Given task
Copy out each line exactly; pictures stay out of the copy.

══ Data ══

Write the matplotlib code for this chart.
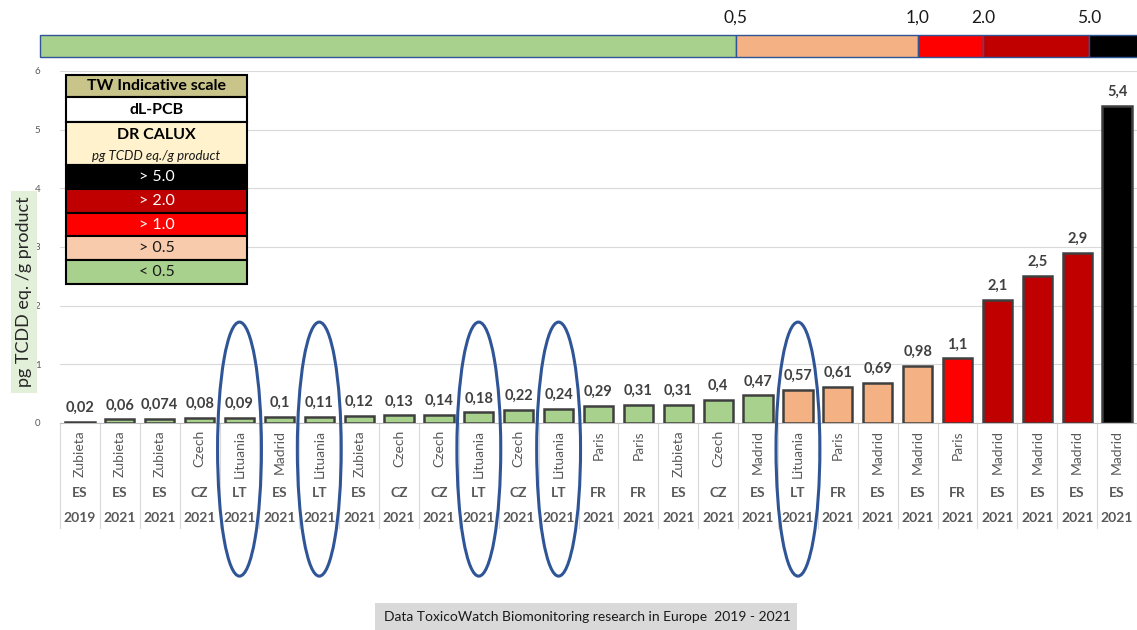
"""TW indicative scale - dL-PCB DR CALUX in eggs, ToxicoWatch 2019-2021."""
import matplotlib
matplotlib.use("Agg")
import matplotlib.pyplot as plt
from matplotlib.patches import Ellipse, Rectangle
from matplotlib.transforms import blended_transform_factory

plt.rcParams["font.family"] = ["Lato", "DejaVu Sans"]

# --- data -----------------------------------------------------------------
VALUES = [0.02, 0.06, 0.074, 0.08, 0.09, 0.1, 0.11, 0.12, 0.13, 0.14, 0.18,
          0.22, 0.24, 0.29, 0.31, 0.31, 0.4, 0.47, 0.57, 0.61, 0.69, 0.98,
          1.1, 2.1, 2.5, 2.9, 5.4]
VALUE_LABELS = ["0,02", "0,06", "0,074", "0,08", "0,09", "0,1", "0,11", "0,12",
                "0,13", "0,14", "0,18", "0,22", "0,24", "0,29", "0,31", "0,31",
                "0,4", "0,47", "0,57", "0,61", "0,69", "0,98", "1,1", "2,1",
                "2,5", "2,9", "5,4"]
CITIES = ["Zubieta", "Zubieta", "Zubieta", "Czech", "Lituania", "Madrid",
          "Lituania", "Zubieta", "Czech", "Czech", "Lituania", "Czech",
          "Lituania", "Paris", "Paris", "Zubieta", "Czech", "Madrid",
          "Lituania", "Paris", "Madrid", "Madrid", "Paris", "Madrid",
          "Madrid", "Madrid", "Madrid"]
COUNTRIES = ["ES", "ES", "ES", "CZ", "LT", "ES", "LT", "ES", "CZ", "CZ", "LT",
             "CZ", "LT", "FR", "FR", "ES", "CZ", "ES", "LT", "FR", "ES", "ES",
             "FR", "ES", "ES", "ES", "ES"]
YEARS = ["2019"] + ["2021"] * 26

# indicative scale thresholds (pg TCDD eq./g product)
THRESHOLDS = [0.5, 1.0, 2.0, 5.0]
SCALE_LABELS = ["0,5", "1,0", "2.0", "5.0"]
SCALE_COLORS = ["#a9d18e", "#f4b183", "#ff0000", "#c00000", "#000000"]
LEGEND_ROWS = ["> 5.0", "> 2.0", "> 1.0", "> 0.5", "< 0.5"]
LEGEND_FILLS = ["#000000", "#c00000", "#ff0000", "#f8cbad", "#a9d18e"]


def scale_color(v):
    for t, c in zip(THRESHOLDS, SCALE_COLORS):
        if v < t:
            return c
    return SCALE_COLORS[-1]


W, H = 1137, 630


def fx(px):
    return px / W


def fy(py):
    return 1 - py / H


fig = plt.figure(figsize=(11.37, 6.3), dpi=100)
ax = fig.add_axes([fx(60), fy(423), fx(1137 - 60), (423 - 71) / H])

x = list(range(len(VALUES)))
colors = [scale_color(v) for v in VALUES]
ax.bar(x, VALUES, width=0.73, color=colors, edgecolor="#3f3f3f",
       linewidth=1.8, zorder=3)
for xi, v, lab in zip(x, VALUES, VALUE_LABELS):
    ax.text(xi, v + 0.12, lab, ha="center", va="bottom", fontsize=10.5,
            fontweight="bold", color="#404040")

ax.set_xlim(-0.5, len(VALUES) - 0.5)
ax.set_ylim(0, 6)
ax.set_yticks(range(7))
ax.tick_params(axis="y", labelsize=7, colors="#595959", length=0, pad=14)
ax.set_xticks([])
ax.grid(axis="y", color="#d9d9d9", linewidth=0.8, zorder=0)
for s in ["top", "right", "left"]:
    ax.spines[s].set_visible(False)
ax.spines["bottom"].set_color("#bfbfbf")

# multi-level category labels under the axis
tr = blended_transform_factory(ax.transData, ax.transAxes)
for xi, (c, ctry, yr) in enumerate(zip(CITIES, COUNTRIES, YEARS)):
    ax.text(xi, -0.02, c, rotation=90, ha="center", va="top", fontsize=10,
            color="#595959", transform=tr, clip_on=False)
    ax.text(xi, -0.199, ctry, ha="center", va="center", fontsize=10,
            fontweight="bold", color="#595959", transform=tr)
    ax.text(xi, -0.27, yr, ha="center", va="center", fontsize=10,
            fontweight="bold", color="#595959", transform=tr)
for xb in [i - 0.5 for i in range(len(VALUES) + 1)]:
    ax.plot([xb, xb], [0, -0.298], color="#d9d9d9", linewidth=0.8,
            transform=tr, clip_on=False)

# ellipses around Lithuanian samples
for xi, c in enumerate(CITIES):
    if c == "Lituania":
        ax.add_patch(Ellipse((xi, -0.445), 1.1, 4.33, fill=False,
                             edgecolor="#2f5597", linewidth=2.2,
                             clip_on=False, zorder=5))

# y-axis label in a light green box
fig.text(fx(24), fy(292), "pg TCDD eq. /g product", rotation=90,
         ha="center", va="center", fontsize=13, color="#262626",
         bbox=dict(boxstyle="square,pad=0.3", fc="#e2efd9", ec="none"))

# top indicative colour scale
bounds_px = [40, 736, 918, 983, 1089, 1140]
for i, c in enumerate(SCALE_COLORS):
    fig.patches.append(Rectangle((fx(bounds_px[i]), fy(57)),
                                 fx(bounds_px[i + 1] - bounds_px[i]), 22 / H,
                                 transform=fig.transFigure, facecolor=c,
                                 edgecolor="#2f5597", linewidth=1.0))
for px, lab in zip(bounds_px[1:5], SCALE_LABELS):
    fig.text(fx(px), fy(18), lab, ha="center", va="center", fontsize=12.5,
             color="#1a1a1a")

# legend table
lx0, lx1 = 66, 247
rows = [(75, 97, "#c9c48a", "TW Indicative scale", "k", "bold"),
        (97, 122, "white", "dL-PCB", "k", "bold"),
        (122, 165, "#fff2cc", None, "k", "bold")]
row_y = [165, 189, 213, 236, 260, 284]
for i, lab in enumerate(LEGEND_ROWS):
    txtc = "white" if i < 3 else "#1a1a1a"
    rows.append((row_y[i], row_y[i + 1], LEGEND_FILLS[i], lab, txtc, "normal"))
for y0, y1, fc, lab, tc, fw in rows:
    fig.patches.append(Rectangle((fx(lx0), fy(y1)), fx(lx1 - lx0),
                                 (y1 - y0) / H, transform=fig.transFigure,
                                 facecolor=fc, edgecolor="black",
                                 linewidth=1.5, zorder=10))
    if lab:
        fig.text(fx((lx0 + lx1) / 2), fy((y0 + y1) / 2), lab, ha="center",
                 va="center", fontsize=11.5, fontweight=fw, color=tc,
                 zorder=11)
fig.text(fx((lx0 + lx1) / 2), fy(135), "DR CALUX", ha="center", va="center",
         fontsize=11.5, fontweight="bold", color="k", zorder=11)
fig.text(fx((lx0 + lx1) / 2), fy(156), "pg TCDD eq./g product", ha="center",
         va="center", fontsize=9.5, style="italic", color="#1a1a1a", zorder=11)

# footer
fig.patches.append(Rectangle((fx(375), fy(630)), fx(797 - 375), 27 / H,
                             transform=fig.transFigure, facecolor="#d9d9d9",
                             edgecolor="none"))
fig.text(fx(384), fy(617), "Data ToxicoWatch Biomonitoring research in Europe  2019 - 2021",
         ha="left", va="center", fontsize=10, color="#1a1a1a")

fig.savefig("out.png", dpi=100)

═══

Right answer
Write the matplotlib code for this chart.
"""TW indicative scale - dL-PCB DR CALUX in eggs, ToxicoWatch 2019-2021."""
import matplotlib
matplotlib.use("Agg")
import matplotlib.pyplot as plt
from matplotlib.patches import Ellipse, Rectangle
from matplotlib.transforms import blended_transform_factory

plt.rcParams["font.family"] = ["Lato", "DejaVu Sans"]

# --- data -----------------------------------------------------------------
VALUES = [0.02, 0.06, 0.074, 0.08, 0.09, 0.1, 0.11, 0.12, 0.13, 0.14, 0.18,
          0.22, 0.24, 0.29, 0.31, 0.31, 0.4, 0.47, 0.57, 0.61, 0.69, 0.98,
          1.1, 2.1, 2.5, 2.9, 5.4]
VALUE_LABELS = ["0,02", "0,06", "0,074", "0,08", "0,09", "0,1", "0,11", "0,12",
                "0,13", "0,14", "0,18", "0,22", "0,24", "0,29", "0,31", "0,31",
                "0,4", "0,47", "0,57", "0,61", "0,69", "0,98", "1,1", "2,1",
                "2,5", "2,9", "5,4"]
CITIES = ["Zubieta", "Zubieta", "Zubieta", "Czech", "Lituania", "Madrid",
          "Lituania", "Zubieta", "Czech", "Czech", "Lituania", "Czech",
          "Lituania", "Paris", "Paris", "Zubieta", "Czech", "Madrid",
          "Lituania", "Paris", "Madrid", "Madrid", "Paris", "Madrid",
          "Madrid", "Madrid", "Madrid"]
COUNTRIES = ["ES", "ES", "ES", "CZ", "LT", "ES", "LT", "ES", "CZ", "CZ", "LT",
             "CZ", "LT", "FR", "FR", "ES", "CZ", "ES", "LT", "FR", "ES", "ES",
             "FR", "ES", "ES", "ES", "ES"]
YEARS = ["2019"] + ["2021"] * 26

# indicative scale thresholds (pg TCDD eq./g product)
THRESHOLDS = [0.5, 1.0, 2.0, 5.0]
SCALE_LABELS = ["0,5", "1,0", "2.0", "5.0"]
SCALE_COLORS = ["#a9d18e", "#f4b183", "#ff0000", "#c00000", "#000000"]
LEGEND_ROWS = ["> 5.0", "> 2.0", "> 1.0", "> 0.5", "< 0.5"]
LEGEND_FILLS = ["#000000", "#c00000", "#ff0000", "#f8cbad", "#a9d18e"]


def scale_color(v):
    for t, c in zip(THRESHOLDS, SCALE_COLORS):
        if v < t:
            return c
    return SCALE_COLORS[-1]


W, H = 1137, 630


def fx(px):
    return px / W


def fy(py):
    return 1 - py / H


fig = plt.figure(figsize=(11.37, 6.3), dpi=100)
ax = fig.add_axes([fx(60), fy(423), fx(1137 - 60), (423 - 71) / H])

x = list(range(len(VALUES)))
colors = [scale_color(v) for v in VALUES]
ax.bar(x, VALUES, width=0.73, color=colors, edgecolor="#3f3f3f",
       linewidth=1.8, zorder=3)
for xi, v, lab in zip(x, VALUES, VALUE_LABELS):
    ax.text(xi, v + 0.12, lab, ha="center", va="bottom", fontsize=10.5,
            fontweight="bold", color="#404040")

ax.set_xlim(-0.5, len(VALUES) - 0.5)
ax.set_ylim(0, 6)
ax.set_yticks(range(7))
ax.tick_params(axis="y", labelsize=7, colors="#595959", length=0, pad=14)
ax.set_xticks([])
ax.grid(axis="y", color="#d9d9d9", linewidth=0.8, zorder=0)
for s in ["top", "right", "left"]:
    ax.spines[s].set_visible(False)
ax.spines["bottom"].set_color("#bfbfbf")

# multi-level category labels under the axis
tr = blended_transform_factory(ax.transData, ax.transAxes)
for xi, (c, ctry, yr) in enumerate(zip(CITIES, COUNTRIES, YEARS)):
    ax.text(xi, -0.02, c, rotation=90, ha="center", va="top", fontsize=10,
            color="#595959", transform=tr, clip_on=False)
    ax.text(xi, -0.199, ctry, ha="center", va="center", fontsize=10,
            fontweight="bold", color="#595959", transform=tr)
    ax.text(xi, -0.27, yr, ha="center", va="center", fontsize=10,
            fontweight="bold", color="#595959", transform=tr)
for xb in [i - 0.5 for i in range(len(VALUES) + 1)]:
    ax.plot([xb, xb], [0, -0.298], color="#d9d9d9", linewidth=0.8,
            transform=tr, clip_on=False)

# ellipses around Lithuanian samples
for xi, c in enumerate(CITIES):
    if c == "Lituania":
        ax.add_patch(Ellipse((xi, -0.445), 1.1, 4.33, fill=False,
                             edgecolor="#2f5597", linewidth=2.2,
                             clip_on=False, zorder=5))

# y-axis label in a light green box
fig.text(fx(24), fy(292), "pg TCDD eq. /g product", rotation=90,
         ha="center", va="center", fontsize=13, color="#262626",
         bbox=dict(boxstyle="square,pad=0.3", fc="#e2efd9", ec="none"))

# top indicative colour scale
bounds_px = [40, 736, 918, 983, 1089, 1140]
for i, c in enumerate(SCALE_COLORS):
    fig.patches.append(Rectangle((fx(bounds_px[i]), fy(57)),
                                 fx(bounds_px[i + 1] - bounds_px[i]), 22 / H,
                                 transform=fig.transFigure, facecolor=c,
                                 edgecolor="#2f5597", linewidth=1.0))
for px, lab in zip(bounds_px[1:5], SCALE_LABELS):
    fig.text(fx(px), fy(18), lab, ha="center", va="center", fontsize=12.5,
             color="#1a1a1a")

# legend table
lx0, lx1 = 66, 247
rows = [(75, 97, "#c9c48a", "TW Indicative scale", "k", "bold"),
        (97, 122, "white", "dL-PCB", "k", "bold"),
        (122, 165, "#fff2cc", None, "k", "bold")]
row_y = [165, 189, 213, 236, 260, 284]
for i, lab in enumerate(LEGEND_ROWS):
    txtc = "white" if i < 3 else "#1a1a1a"
    rows.append((row_y[i], row_y[i + 1], LEGEND_FILLS[i], lab, txtc, "normal"))
for y0, y1, fc, lab, tc, fw in rows:
    fig.patches.append(Rectangle((fx(lx0), fy(y1)), fx(lx1 - lx0),
                                 (y1 - y0) / H, transform=fig.transFigure,
                                 facecolor=fc, edgecolor="black",
                                 linewidth=1.5, zorder=10))
    if lab:
        fig.text(fx((lx0 + lx1) / 2), fy((y0 + y1) / 2), lab, ha="center",
                 va="center", fontsize=11.5, fontweight=fw, color=tc,
                 zorder=11)
fig.text(fx((lx0 + lx1) / 2), fy(135), "DR CALUX", ha="center", va="center",
         fontsize=11.5, fontweight="bold", color="k", zorder=11)
fig.text(fx((lx0 + lx1) / 2), fy(156), "pg TCDD eq./g product", ha="center",
         va="center", fontsize=9.5, style="italic", color="#1a1a1a", zorder=11)

# footer
fig.patches.append(Rectangle((fx(375), fy(630)), fx(797 - 375), 27 / H,
                             transform=fig.transFigure, facecolor="#d9d9d9",
                             edgecolor="none"))
fig.text(fx(384), fy(617), "Data ToxicoWatch Biomonitoring research in Europe  2019 - 2021",
         ha="left", va="center", fontsize=10, color="#1a1a1a")

fig.savefig("out.png", dpi=100)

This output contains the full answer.